I couldn’t stand that my partner’s ex-boyfriends were so effortlessly awesome … until this happened

Photos of people in photo frames with hand drawn doodles over the faces
Paul Spella and Hendrick Onderdonk/iStock

When my wife and I first met in our 20s, there was a striking difference between us. Cassandra was cool, whereas I was nervous about drugs, bars, clubs, motorcycles, eating alone at a restaurant and excessive cursing. 

Dating a cool woman was exciting. But it had a serious downside — all the guys she’d dated before me were cool. I’d hear stories about them and feel a version of emasculation that was like seeing a motorcycle zip by when you’re on a Huffy.

I was intimidated by all of them: three painters, two drummers, a theater director and a bartender who sold cocaine.

We’re middle-aged parents now, so cool shouldn’t matter. Except it does. Because while most cool guys leave their glory days in their youth to become suburban sales reps, these guys all became successful at their cool professions. They’re somehow cooler now. 

I’ve done fine in my career, but not in a cool way.
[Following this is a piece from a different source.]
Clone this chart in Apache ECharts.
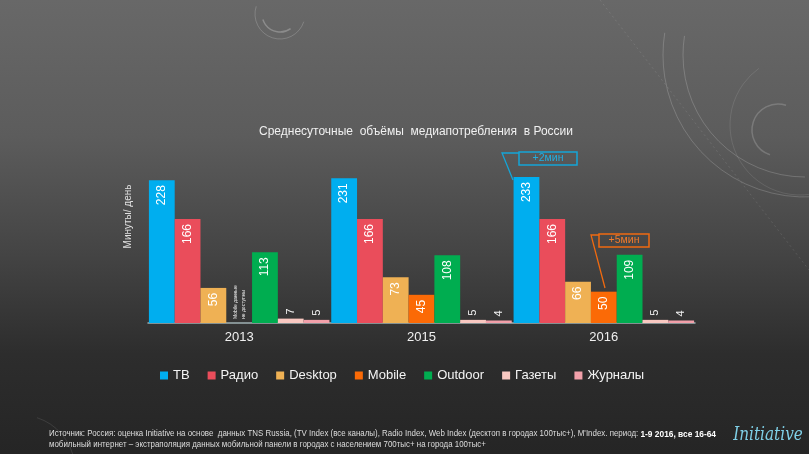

The best I get is people saying, “My parents loved your Time column.” And the people saying that are older than me. 

When I Wikipedia her boyfriends, I feel lame. Cassandra’s college boyfriend was Michael Counts, who has a Wikipedia page way longer than mine. It notes that he was called a “mad genius” and “a master of immersive theatre” by The New York Times, whereas my page mentions that Vanity Fair called me “a forgettable I Love the ’80s participant and Time magazine humor (?) columnist.” 

When we started dating, Cassandra often wore a leather motorcycle racing jacket she was given by a boyfriend, a divorced artist 12 years older than she was. According to a lot of Google image searching, he now has long hair, sometimes wears a cowboy hat, makes stuff out of neon and has shown his work at the Venice Biennale. I can’t even pull off a cowboy hat.

When Cassandra slept over in the Manhattan apartment I shared with two roommates, she would look up groggily in the morning to stare in wonder as I got dressed. But not in a good way. 

“You put on a pair of khakis and a button-up shirt every day,” she says. “I’d never dated anybody before who put on normal adult male outfits.”

The first few times I put music on in my room, she was equally confused. “When you told me you liked the Counting Crows and Hanson, I thought you were doing some post-ironic bit,” she says. “I couldn’t believe how little you cared about being cool.”

She might be comfortable with me, but she missed out on a cool husband. A life with some edge in it.

I was silently stewing about this recently when we were walking around her college town, Saratoga Springs, New York, with our son. She was pointing out every bar she hung out in. We went down a residential street when we saw a guy about our age on a bicycle coming down the block. 

“I used to date that guy,” she said. It was one of the drummers.

He must not have noticed us because as he was riding by, he popped a wheelie. 

A 40-something adult man who slept with my wife on multiple occasions popped a wheelie

It was as if the entire burden of my uncool, non-drug-taking, non-drum-playing existence was lifted off my J. Crewed shoulders. Not all at once, but over many months as I kept saying to my wife things like, “I might be late coming back from the pitch meeting, depending on how many times I pop a wheelie.”

Now all I have to do is find one hugely embarrassing thing about each of the other guys she dated. I don’t expect every one of them to TikTok their wheelies. But I’m going to keep looking until I find something close.